Non financial evaluation supply information about less tangible factors and is expected to identify competitive advantages and risks that financial techniques cannot capture. In general there are few empirical studies addressing these other aspects. Most surveys are addressed to the financial techniques. With our work we aimed to identify the importance of non financial aspects at the decision making process and the evaluation of projects, in practice, in particular to investigate the practices of Portuguese companies in this field, that is: investigate to what extent are non financial aspects taken into account in investment decisions; which non financial aspects are most relevant; which procedures are adopted to minimize the non financial risks; and which evaluation methods are used to incorporate non financial elements at the decision-making process.
The results of our study support the importance of incorporating non financial aspects into the appraisal of projects, and show how some of those aspects have greater relevance than that attributed to the financial elements. The study also points to the strategic and technical aspects of projects as the most relevant non financial factors considered by Portuguese firms. The financial analysis, according to the empirical data collected, comes only in third place of importance, both at the appraisal and at the decision-making stages. Commercial factors, showed similar relevance to the financial ones.

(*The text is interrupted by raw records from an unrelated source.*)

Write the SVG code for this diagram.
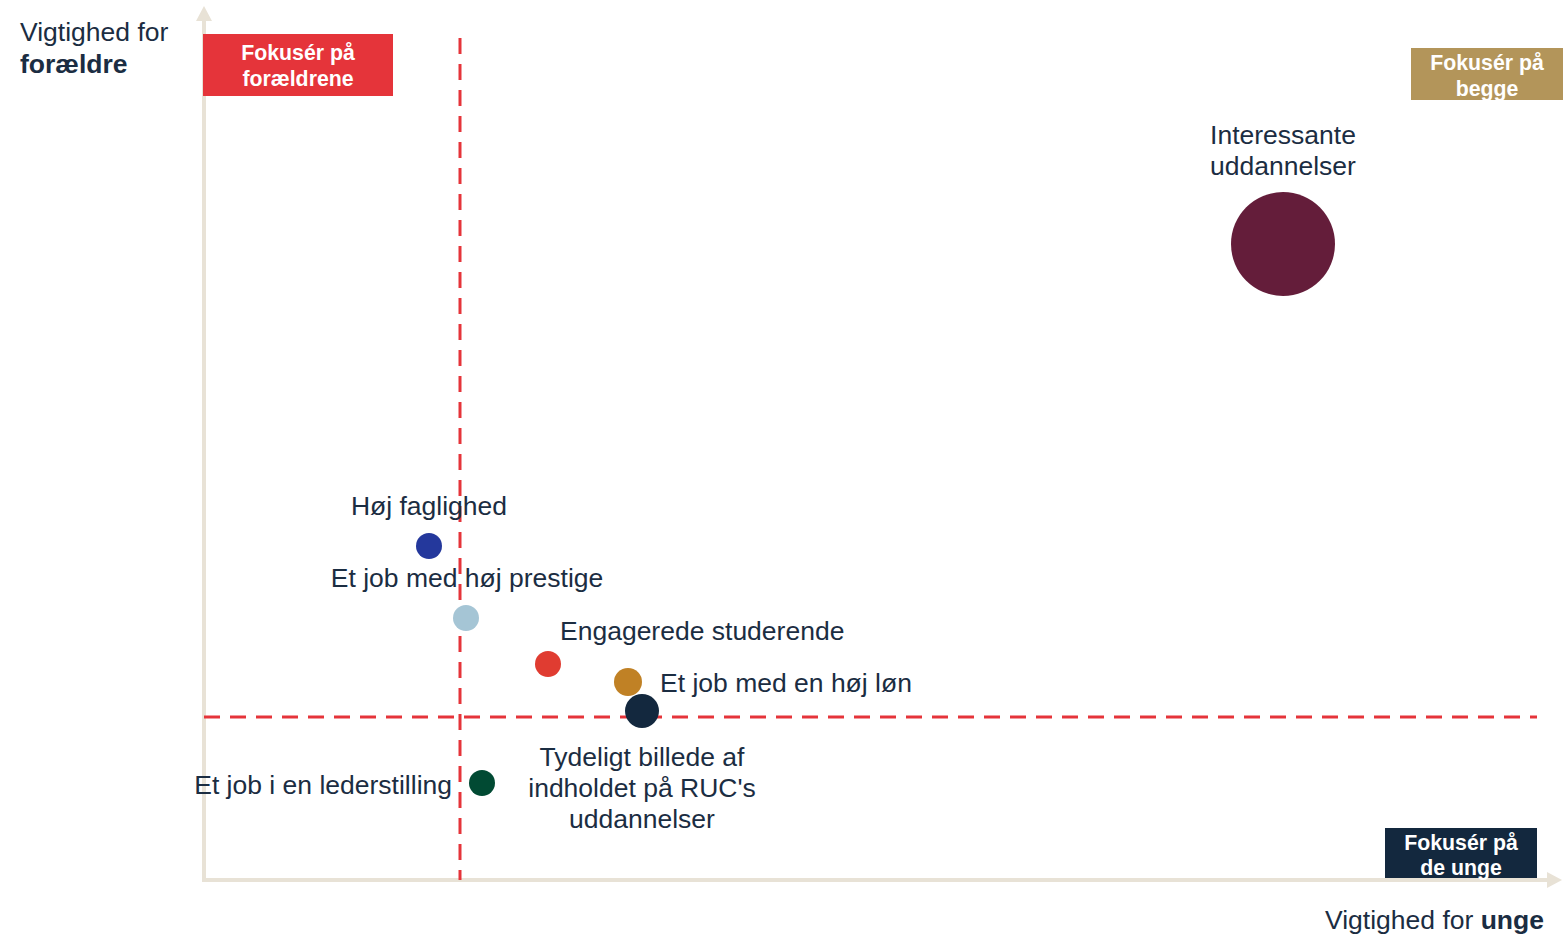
<svg xmlns="http://www.w3.org/2000/svg" width="1566" height="937" viewBox="0 0 1566 937">
<style>
.lbl{font-family:"Liberation Sans",Arial,sans-serif;font-size:26.5px;fill:#1B2D42}
.box{font-family:"Liberation Sans",Arial,sans-serif;font-size:21.3px;font-weight:bold;fill:#FFFFFF;text-anchor:middle}
.axis{stroke:#E8E2D6;stroke-width:4;fill:none}
.dash{stroke:#E5343A;stroke-width:3;stroke-dasharray:16 10;fill:none}
</style>
<rect width="1566" height="937" fill="#FFFFFF"/>
<g id="axes">
<line class="axis" x1="204" y1="882" x2="204" y2="20"/>
<polygon points="196,21 204,6 212,21" fill="#E8E2D6"/>
<line class="axis" x1="202" y1="880" x2="1548" y2="880"/>
<polygon points="1547,872 1562,880 1547,888" fill="#E8E2D6"/>
</g>
<g id="quadrant-lines">
<line class="dash" x1="460" y1="38" x2="460" y2="880"/>
<line class="dash" x1="204" y1="717" x2="1537" y2="717"/>
</g>
<g id="axis-labels">
<text class="lbl" x="20" y="41">Vigtighed for</text>
<text class="lbl" x="20" y="73" font-weight="bold">forældre</text>
<text class="lbl" x="1544" y="929" text-anchor="end">Vigtighed for <tspan font-weight="bold">unge</tspan></text>
</g>
<g id="box-foraeldre">
<rect x="203" y="34" width="190" height="62" fill="#E5343A"/>
<text class="box" x="298" y="60">Fokusér på</text>
<text class="box" x="298" y="86">forældrene</text>
</g>
<g id="box-begge">
<rect x="1411" y="48" width="152" height="52" fill="#B3955A"/>
<text class="box" x="1487" y="70">Fokusér på</text>
<text class="box" x="1487" y="96">begge</text>
</g>
<g id="box-unge">
<rect x="1385" y="828" width="152" height="50" fill="#13283E"/>
<text class="box" x="1461" y="850">Fokusér på</text>
<text class="box" x="1461" y="875">de unge</text>
</g>
<g id="node-interessante">
<circle cx="1283" cy="244" r="52" fill="#641D3A"/>
<text class="lbl" x="1283" y="144" text-anchor="middle">Interessante</text>
<text class="lbl" x="1283" y="175" text-anchor="middle">uddannelser</text>
</g>
<g id="node-faglighed">
<circle cx="429" cy="546" r="13" fill="#24389C"/>
<text class="lbl" x="429" y="515" text-anchor="middle">Høj faglighed</text>
</g>
<g id="node-prestige">
<circle cx="466" cy="618" r="13" fill="#A5C5D5"/>
<text class="lbl" x="467" y="587" text-anchor="middle">Et job med høj prestige</text>
</g>
<g id="node-engagerede">
<circle cx="548" cy="664" r="13" fill="#E03C31"/>
<text class="lbl" x="560" y="640">Engagerede studerende</text>
</g>
<g id="node-loen">
<circle cx="628" cy="682" r="14" fill="#C08125"/>
<text class="lbl" x="660" y="692">Et job med en høj løn</text>
</g>
<g id="node-tydeligt">
<circle cx="642" cy="711" r="17" fill="#13283E"/>
<text class="lbl" x="642" y="766" text-anchor="middle">Tydeligt billede af</text>
<text class="lbl" x="642" y="797" text-anchor="middle">indholdet på RUC's</text>
<text class="lbl" x="642" y="828" text-anchor="middle">uddannelser</text>
</g>
<g id="node-leder">
<circle cx="482" cy="783" r="13" fill="#014A33"/>
<text class="lbl" x="452" y="794" text-anchor="end">Et job i en lederstilling</text>
</g>
</svg>
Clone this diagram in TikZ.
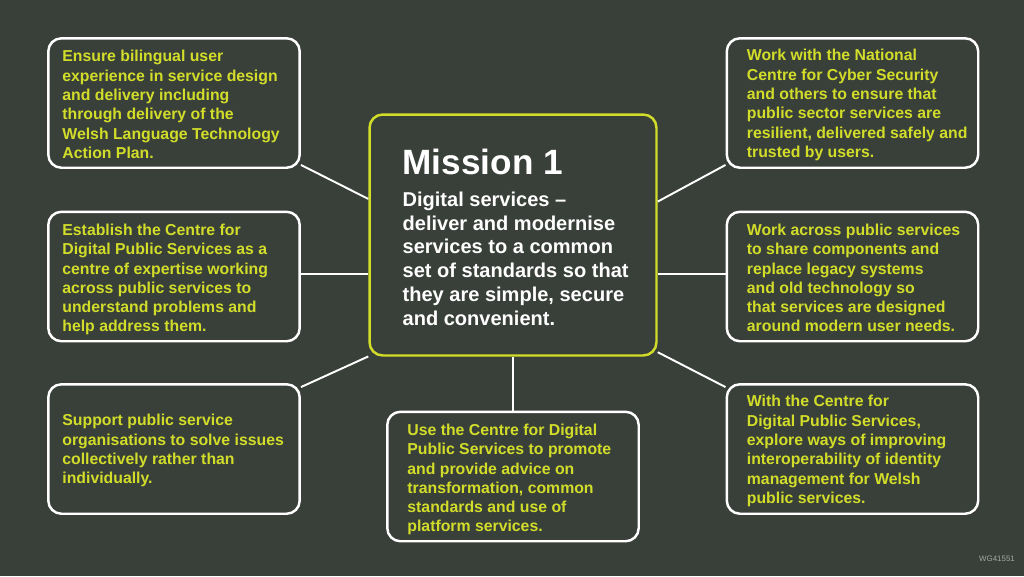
\documentclass[tikz,border=0pt]{standalone}
\usepackage{fontspec}
\setmainfont{Liberation Sans}
\definecolor{bg}{RGB}{57,64,58}
\definecolor{lime}{RGB}{210,221,42}
\begin{document}
\begin{tikzpicture}[x=0.02cm,y=-0.02cm,
        box/.style={draw=white,line width=1.4pt,rounded corners=7.5pt,minimum width=5.03cm,minimum height=2.59cm},
        txt/.style={text=lime,font=\bfseries\fontsize{9}{11}\selectfont,align=left,inner sep=0pt,anchor=north west},
        link/.style={draw=white,line width=1.1pt}]
        \fill[bg](0,0)rectangle(1024,576);
        % centre
        \node[box,draw=lime,minimum width=5.74cm,minimum height=4.82cm](mis)at(513,235){};
        \node[anchor=north west,inner sep=0pt,text=white,font=\bfseries\fontsize{20}{22}\selectfont](title)at([shift={(34,35)}]mis.north west){Mission 1};
        \node[anchor=north west,inner sep=0pt,text=white,align=left,font=\bfseries\fontsize{11.4}{13.6}\selectfont](goal)at([shift={(34,78)}]mis.north west){Digital services --\\deliver and modernise\\services to a common\\set of standards so that\\they are simple, secure\\and convenient.};
        % boxes
        \node[box](tl)at(174,103){};
        \node[box](ml)at(174,276.5){};
        \node[box](bl)at(174,449){};
        \node[box](bc)at(513,476.5){};
        \node[box](tr)at(852.5,103){};
        \node[box](mr)at(852.5,276.5){};
        \node[box](br)at(852.5,449){};
        \node[txt](tltxt)at([shift={(15,13)}]tl.north west){Ensure bilingual user\\experience in service design\\and delivery including\\through delivery of the\\Welsh Language Technology\\Action Plan.};
        \node[txt](mltxt)at([shift={(15,13)}]ml.north west){Establish the Centre for\\Digital Public Services as a\\centre of expertise working\\across public services to\\understand problems and\\help address them.};
        \node[txt](bltxt)at([shift={(15,31)}]bl.north west){Support public service\\organisations to solve issues\\collectively rather than\\individually.};
        \node[txt](bctxt)at([shift={(21,13)}]bc.north west){Use the Centre for Digital\\Public Services to promote\\and provide advice on\\transformation, common\\standards and use of\\platform services.};
        \node[txt](trtxt)at([shift={(21,12)}]tr.north west){Work with the National\\Centre for Cyber Security\\and others to ensure that\\public sector services are\\resilient, delivered safely and\\trusted by users.};
        \node[txt](mrtxt)at([shift={(21,13)}]mr.north west){Work across public services\\to share components and\\replace legacy systems\\and old technology so\\that services are designed\\around modern user needs.};
        \node[txt](brtxt)at([shift={(21,12)}]br.north west){With the Centre for\\Digital Public Services,\\explore ways of improving\\interoperability of identity\\management for Welsh\\public services.};
        % links
        \draw[link](tl.-26)--(mis.166);
        \draw[link](ml.east|-0,274)--(mis.west|-0,274);
        \draw[link](bl.26)--(mis.220);
        \draw[link](bc.north)--(bc.north|-mis.south);
        \draw[link](tr.206)--(mis.13);
        \draw[link](mr.west|-0,274)--(mis.east|-0,274);
        \draw[link](br.154)--(mis.-39);
        \node[text=gray!70,font=\fontsize{4.5}{5}\selectfont](code)at(997,559){WG41551};
    \end{tikzpicture}
\end{document}
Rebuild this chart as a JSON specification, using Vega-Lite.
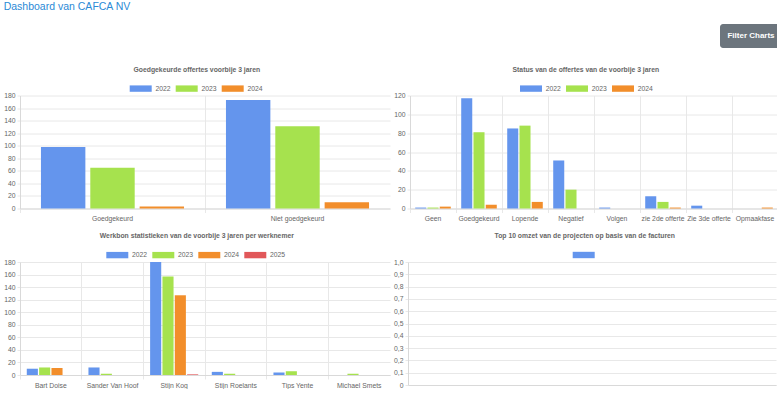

This work also allows us to differentiate the importance of the different areas of analysis, and the way this analysis is done, according to the characteristics of the company and the project, the company’s administration and the project manager. In this way, we find that, type of industry, size and debt of the company, type, duration, size and risk of the project,
the academic background of the chairman of the board, and of the project manager, and also the tenure of the board’s chairman, are among the factors that have the most influence in the importance attributed by firms to the different areas of project appraisal.